C'est à l'occasion d'un contentieux né de sa contestation par un ministre de l'intérieur que le Conseil d'État a été amené à rappeler cette interprétation. Le rapporteur public avait ainsi indiqué que le ministre de l'intérieur, en refusant, dans le cas d'espèce, que fussent prises en considération les possibilités effectives d'accès aux soins dans le pays d'origine, avait pris une position contraire aux instructions données par ses propres services sur le fondement de la loi en vigueur.
Il y a donc une loi et une circulaire qui ont été appliquées pendant douze ans. Elles l'ont notamment été par un certain nombre de ministres de la santé depuis 2005 et jusqu'au mois de juillet 2010. C'est parce qu'il s'est trouvé, une fois, qu'un ministre de l'intérieur a dérogé à cette ligne qu'un contentieux est né. Le Conseil d'État lui a alors rappelé les obligations qui résultaient de la circulaire interprétative.
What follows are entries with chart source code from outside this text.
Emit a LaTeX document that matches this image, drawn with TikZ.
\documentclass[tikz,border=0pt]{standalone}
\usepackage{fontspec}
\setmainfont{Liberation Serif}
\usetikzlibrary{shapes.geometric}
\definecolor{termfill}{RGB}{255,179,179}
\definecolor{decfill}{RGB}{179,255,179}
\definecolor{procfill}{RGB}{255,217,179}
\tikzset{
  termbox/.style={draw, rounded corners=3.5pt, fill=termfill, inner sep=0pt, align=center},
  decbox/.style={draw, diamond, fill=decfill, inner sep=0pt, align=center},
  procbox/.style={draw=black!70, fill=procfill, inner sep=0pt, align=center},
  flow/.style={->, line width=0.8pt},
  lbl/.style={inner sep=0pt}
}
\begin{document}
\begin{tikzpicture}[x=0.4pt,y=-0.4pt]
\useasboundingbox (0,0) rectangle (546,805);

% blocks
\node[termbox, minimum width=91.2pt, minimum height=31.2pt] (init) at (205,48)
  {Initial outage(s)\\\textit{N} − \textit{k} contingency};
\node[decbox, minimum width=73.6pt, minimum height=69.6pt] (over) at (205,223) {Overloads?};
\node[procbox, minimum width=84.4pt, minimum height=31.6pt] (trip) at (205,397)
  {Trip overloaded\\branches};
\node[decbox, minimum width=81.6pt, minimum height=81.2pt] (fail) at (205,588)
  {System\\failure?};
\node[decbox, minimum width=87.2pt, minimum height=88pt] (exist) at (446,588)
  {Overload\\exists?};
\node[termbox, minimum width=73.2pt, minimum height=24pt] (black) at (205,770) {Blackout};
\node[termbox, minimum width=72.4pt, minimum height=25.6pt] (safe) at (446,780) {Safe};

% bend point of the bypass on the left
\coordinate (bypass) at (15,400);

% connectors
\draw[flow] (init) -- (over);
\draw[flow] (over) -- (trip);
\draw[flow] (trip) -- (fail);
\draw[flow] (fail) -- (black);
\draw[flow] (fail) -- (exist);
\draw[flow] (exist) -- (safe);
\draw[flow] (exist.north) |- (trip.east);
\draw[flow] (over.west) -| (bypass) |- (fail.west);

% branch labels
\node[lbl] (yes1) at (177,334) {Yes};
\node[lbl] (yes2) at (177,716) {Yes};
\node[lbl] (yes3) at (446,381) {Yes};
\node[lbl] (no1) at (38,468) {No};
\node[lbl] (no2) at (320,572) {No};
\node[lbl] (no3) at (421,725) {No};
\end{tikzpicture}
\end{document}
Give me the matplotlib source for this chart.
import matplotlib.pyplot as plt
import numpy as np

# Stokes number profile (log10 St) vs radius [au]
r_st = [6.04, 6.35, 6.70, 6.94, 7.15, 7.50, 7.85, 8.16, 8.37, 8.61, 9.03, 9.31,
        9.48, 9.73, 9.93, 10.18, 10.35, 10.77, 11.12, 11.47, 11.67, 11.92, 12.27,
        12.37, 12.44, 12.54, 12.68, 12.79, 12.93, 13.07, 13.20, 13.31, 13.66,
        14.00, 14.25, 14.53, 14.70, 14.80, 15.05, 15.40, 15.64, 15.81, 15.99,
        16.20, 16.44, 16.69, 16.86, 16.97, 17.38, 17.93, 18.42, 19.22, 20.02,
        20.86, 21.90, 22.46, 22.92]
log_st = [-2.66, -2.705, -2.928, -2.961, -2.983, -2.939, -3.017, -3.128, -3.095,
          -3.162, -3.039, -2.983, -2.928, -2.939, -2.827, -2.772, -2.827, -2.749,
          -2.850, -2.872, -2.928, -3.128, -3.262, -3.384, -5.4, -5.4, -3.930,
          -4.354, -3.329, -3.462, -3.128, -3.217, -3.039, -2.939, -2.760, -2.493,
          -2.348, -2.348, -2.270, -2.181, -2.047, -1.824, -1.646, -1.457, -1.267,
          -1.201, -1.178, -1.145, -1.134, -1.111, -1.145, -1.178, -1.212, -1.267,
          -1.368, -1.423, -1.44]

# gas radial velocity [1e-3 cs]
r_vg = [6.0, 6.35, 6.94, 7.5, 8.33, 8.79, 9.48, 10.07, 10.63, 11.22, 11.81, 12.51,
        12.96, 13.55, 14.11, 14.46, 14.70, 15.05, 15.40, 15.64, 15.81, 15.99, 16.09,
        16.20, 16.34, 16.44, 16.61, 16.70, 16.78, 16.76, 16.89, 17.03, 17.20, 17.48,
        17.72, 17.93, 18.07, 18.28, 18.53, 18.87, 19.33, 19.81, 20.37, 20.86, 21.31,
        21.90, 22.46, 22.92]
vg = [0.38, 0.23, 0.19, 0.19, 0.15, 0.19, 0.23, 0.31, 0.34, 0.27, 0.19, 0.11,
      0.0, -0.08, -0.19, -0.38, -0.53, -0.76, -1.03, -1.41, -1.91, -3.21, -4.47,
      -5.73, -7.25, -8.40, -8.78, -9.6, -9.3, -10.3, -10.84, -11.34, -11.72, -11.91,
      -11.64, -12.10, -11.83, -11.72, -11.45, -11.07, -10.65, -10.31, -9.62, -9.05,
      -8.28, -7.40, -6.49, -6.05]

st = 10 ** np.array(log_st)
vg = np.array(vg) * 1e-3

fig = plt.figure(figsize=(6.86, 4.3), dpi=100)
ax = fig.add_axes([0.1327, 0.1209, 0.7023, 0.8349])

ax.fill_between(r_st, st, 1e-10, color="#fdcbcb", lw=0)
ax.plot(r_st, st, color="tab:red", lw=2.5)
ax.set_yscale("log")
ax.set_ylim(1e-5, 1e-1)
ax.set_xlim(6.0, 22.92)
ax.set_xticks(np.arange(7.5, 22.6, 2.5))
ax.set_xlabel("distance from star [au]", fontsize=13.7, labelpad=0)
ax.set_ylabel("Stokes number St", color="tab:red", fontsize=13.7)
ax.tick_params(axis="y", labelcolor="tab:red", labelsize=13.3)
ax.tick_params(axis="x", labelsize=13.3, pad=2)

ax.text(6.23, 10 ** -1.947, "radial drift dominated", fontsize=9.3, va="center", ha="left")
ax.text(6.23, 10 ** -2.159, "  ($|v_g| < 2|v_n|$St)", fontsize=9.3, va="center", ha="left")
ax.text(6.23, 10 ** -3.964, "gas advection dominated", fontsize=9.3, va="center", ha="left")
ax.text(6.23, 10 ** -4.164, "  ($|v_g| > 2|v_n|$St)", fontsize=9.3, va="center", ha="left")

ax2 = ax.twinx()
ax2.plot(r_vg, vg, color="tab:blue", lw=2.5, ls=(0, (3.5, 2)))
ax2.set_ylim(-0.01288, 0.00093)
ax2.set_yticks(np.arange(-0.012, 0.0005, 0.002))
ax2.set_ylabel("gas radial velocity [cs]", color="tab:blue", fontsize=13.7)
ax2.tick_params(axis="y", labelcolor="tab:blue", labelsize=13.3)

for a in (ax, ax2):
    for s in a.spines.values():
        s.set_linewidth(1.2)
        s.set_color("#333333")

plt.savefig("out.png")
Les arrêts du Conseil d'État n'ont donc rien ajouté ni changé. Ils n'ont fait que rappeler les exigences de la circulaire que différents ministres, dont ceux de la majorité actuelle, ont appliqué. C'est pourquoi j'affirme, sans jugement de valeur – nous n'en portons pas –, sans remettre en cause la générosité dont notre pays croit devoir faire preuve ici ou là, que vous cherchez aujourd'hui à restreindre les droits des personnes malades qui demandent à rester sur le territoire national pour des raisons de santé. Vous considérez qu'il n'incombe pas à notre pays de faire droit à ces demandes, et voilà pourquoi vous allez voter ce texte. Pour notre part, c'est simple, nous pensons le contraire.